┌─ Dataset extract
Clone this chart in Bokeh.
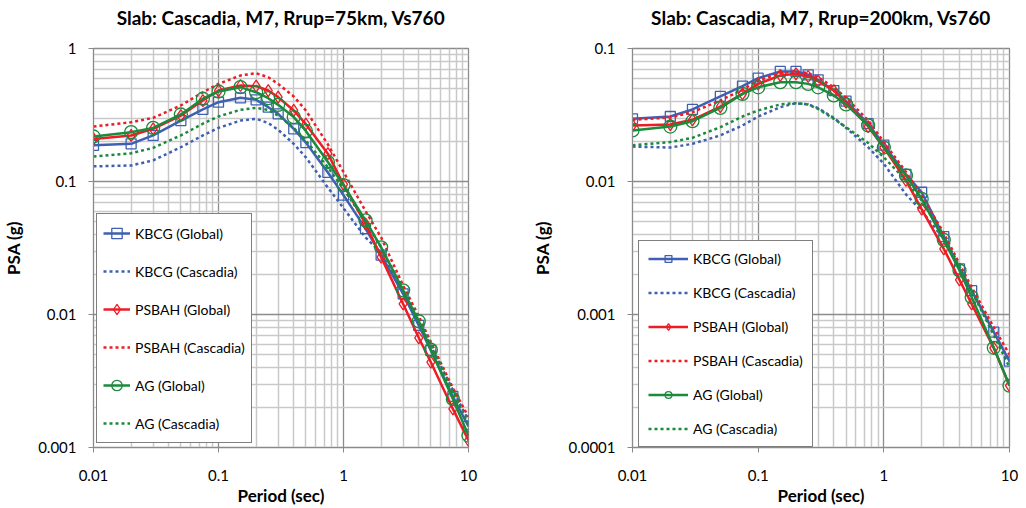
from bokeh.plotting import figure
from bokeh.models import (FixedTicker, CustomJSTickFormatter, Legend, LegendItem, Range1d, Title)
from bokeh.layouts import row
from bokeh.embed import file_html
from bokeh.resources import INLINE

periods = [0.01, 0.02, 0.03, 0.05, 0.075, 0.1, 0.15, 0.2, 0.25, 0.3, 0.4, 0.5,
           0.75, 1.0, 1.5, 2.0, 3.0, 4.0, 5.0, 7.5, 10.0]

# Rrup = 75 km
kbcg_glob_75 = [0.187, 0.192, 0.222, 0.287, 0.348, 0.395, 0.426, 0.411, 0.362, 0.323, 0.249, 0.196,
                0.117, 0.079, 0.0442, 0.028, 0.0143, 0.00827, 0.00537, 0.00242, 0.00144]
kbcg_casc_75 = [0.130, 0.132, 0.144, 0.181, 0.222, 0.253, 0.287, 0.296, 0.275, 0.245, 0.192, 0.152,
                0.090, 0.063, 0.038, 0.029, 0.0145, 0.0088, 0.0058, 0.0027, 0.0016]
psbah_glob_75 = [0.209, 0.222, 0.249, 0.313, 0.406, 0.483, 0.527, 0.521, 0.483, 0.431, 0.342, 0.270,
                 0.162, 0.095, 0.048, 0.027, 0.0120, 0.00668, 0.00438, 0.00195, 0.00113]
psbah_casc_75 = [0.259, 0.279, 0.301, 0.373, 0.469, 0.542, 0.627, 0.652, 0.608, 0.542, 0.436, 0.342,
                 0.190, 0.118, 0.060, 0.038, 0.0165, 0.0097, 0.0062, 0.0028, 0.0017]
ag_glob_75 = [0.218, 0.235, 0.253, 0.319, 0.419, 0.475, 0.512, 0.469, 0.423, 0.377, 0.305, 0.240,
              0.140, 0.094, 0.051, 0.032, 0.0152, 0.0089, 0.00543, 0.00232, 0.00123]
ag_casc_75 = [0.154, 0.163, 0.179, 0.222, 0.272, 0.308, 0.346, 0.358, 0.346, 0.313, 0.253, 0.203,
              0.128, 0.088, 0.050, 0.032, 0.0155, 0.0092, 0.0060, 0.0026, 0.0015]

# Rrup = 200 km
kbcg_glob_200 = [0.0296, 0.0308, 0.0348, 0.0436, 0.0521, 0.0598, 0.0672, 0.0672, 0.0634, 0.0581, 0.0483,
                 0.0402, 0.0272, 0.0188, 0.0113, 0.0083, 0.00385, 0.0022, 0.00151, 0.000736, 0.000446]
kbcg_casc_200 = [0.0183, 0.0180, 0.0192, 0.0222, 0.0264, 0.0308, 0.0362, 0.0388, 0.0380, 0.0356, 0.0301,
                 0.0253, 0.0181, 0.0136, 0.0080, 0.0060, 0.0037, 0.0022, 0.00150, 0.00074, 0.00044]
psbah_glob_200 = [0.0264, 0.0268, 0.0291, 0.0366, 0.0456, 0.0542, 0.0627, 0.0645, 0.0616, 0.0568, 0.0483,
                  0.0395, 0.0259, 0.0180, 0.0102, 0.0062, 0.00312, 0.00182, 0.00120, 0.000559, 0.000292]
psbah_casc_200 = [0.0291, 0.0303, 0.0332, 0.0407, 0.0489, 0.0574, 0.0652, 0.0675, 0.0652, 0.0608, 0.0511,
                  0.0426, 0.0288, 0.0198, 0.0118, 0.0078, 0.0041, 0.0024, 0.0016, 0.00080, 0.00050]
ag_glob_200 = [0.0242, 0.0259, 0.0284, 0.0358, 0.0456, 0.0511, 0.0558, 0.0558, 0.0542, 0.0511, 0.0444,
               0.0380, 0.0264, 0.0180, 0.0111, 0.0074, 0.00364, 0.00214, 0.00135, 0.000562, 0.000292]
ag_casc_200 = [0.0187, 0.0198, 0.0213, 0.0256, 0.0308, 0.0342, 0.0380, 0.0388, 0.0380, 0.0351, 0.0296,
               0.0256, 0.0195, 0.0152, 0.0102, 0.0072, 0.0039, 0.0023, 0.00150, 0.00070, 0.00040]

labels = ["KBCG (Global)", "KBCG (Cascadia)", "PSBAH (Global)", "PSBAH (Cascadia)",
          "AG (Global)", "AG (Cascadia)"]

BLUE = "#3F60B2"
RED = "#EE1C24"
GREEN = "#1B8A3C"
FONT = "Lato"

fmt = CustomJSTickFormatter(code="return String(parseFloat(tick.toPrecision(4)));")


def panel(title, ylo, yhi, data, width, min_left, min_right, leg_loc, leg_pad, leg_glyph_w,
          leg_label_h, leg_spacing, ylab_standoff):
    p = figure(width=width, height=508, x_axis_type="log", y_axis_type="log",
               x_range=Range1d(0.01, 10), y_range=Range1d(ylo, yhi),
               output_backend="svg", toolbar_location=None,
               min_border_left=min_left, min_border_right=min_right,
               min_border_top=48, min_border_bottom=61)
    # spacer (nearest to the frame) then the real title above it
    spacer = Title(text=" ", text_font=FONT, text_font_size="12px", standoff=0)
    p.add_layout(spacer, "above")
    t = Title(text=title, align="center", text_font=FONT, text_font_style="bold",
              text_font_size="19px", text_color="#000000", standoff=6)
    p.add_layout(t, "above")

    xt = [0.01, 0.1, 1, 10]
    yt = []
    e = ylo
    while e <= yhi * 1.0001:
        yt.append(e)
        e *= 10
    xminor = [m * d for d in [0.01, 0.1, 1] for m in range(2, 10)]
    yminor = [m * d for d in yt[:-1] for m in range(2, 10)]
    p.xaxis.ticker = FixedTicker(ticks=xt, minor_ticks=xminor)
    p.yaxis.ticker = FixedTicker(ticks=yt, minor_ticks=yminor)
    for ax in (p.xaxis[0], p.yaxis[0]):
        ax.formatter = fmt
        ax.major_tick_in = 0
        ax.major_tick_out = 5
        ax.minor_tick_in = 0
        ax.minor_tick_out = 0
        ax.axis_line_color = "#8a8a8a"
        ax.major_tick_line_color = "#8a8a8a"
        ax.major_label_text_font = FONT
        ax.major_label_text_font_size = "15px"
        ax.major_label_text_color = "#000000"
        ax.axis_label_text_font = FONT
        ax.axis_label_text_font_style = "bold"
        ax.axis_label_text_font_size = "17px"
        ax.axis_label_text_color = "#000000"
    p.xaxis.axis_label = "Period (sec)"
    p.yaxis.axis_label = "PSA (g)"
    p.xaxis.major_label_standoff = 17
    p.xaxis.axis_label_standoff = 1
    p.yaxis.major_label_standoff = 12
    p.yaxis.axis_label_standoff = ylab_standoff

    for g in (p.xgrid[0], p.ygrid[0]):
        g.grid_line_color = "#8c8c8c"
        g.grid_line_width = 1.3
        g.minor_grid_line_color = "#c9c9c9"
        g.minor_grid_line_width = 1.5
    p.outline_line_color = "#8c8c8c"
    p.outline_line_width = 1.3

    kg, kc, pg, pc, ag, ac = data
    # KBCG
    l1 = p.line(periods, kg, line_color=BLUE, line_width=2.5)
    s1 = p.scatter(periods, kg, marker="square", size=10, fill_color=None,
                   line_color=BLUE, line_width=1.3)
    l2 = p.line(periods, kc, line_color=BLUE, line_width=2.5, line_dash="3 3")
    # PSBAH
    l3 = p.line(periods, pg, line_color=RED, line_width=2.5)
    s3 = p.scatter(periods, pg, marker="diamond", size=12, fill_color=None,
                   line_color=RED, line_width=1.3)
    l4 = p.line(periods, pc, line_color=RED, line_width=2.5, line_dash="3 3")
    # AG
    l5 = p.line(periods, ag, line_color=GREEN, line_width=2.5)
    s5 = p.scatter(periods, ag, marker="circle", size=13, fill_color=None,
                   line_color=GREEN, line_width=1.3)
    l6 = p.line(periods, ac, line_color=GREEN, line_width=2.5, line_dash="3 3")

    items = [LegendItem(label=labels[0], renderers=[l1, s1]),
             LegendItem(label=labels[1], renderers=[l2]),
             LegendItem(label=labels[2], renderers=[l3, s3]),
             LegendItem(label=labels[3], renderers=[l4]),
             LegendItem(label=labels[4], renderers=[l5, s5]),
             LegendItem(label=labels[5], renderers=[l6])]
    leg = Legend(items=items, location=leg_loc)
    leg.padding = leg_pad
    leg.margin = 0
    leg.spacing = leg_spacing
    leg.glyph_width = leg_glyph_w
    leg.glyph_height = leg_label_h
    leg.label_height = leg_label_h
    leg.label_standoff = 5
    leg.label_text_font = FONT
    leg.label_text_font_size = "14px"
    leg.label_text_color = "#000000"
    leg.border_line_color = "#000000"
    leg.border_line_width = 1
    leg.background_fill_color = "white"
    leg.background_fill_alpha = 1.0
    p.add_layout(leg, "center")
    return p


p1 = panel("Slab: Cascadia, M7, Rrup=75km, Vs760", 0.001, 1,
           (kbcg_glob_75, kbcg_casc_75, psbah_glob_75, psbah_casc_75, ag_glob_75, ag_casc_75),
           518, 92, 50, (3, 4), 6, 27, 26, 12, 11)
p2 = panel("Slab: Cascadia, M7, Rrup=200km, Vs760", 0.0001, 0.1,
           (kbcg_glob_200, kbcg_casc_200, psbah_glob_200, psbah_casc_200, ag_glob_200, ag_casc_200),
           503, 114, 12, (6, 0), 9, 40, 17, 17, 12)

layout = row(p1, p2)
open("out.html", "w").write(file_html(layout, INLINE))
└─
What you should do: Give again exactly the lines running from the beginning of the material above through the line that contains "0.75, 1.0, 1.5, 2.0, 3.0, 4.0, 5.0, 7.5, 10.0]", and leave out every picture.

Response to the task:
Clone this chart in Bokeh.
from bokeh.plotting import figure
from bokeh.models import (FixedTicker, CustomJSTickFormatter, Legend, LegendItem, Range1d, Title)
from bokeh.layouts import row
from bokeh.embed import file_html
from bokeh.resources import INLINE

periods = [0.01, 0.02, 0.03, 0.05, 0.075, 0.1, 0.15, 0.2, 0.25, 0.3, 0.4, 0.5,
           0.75, 1.0, 1.5, 2.0, 3.0, 4.0, 5.0, 7.5, 10.0]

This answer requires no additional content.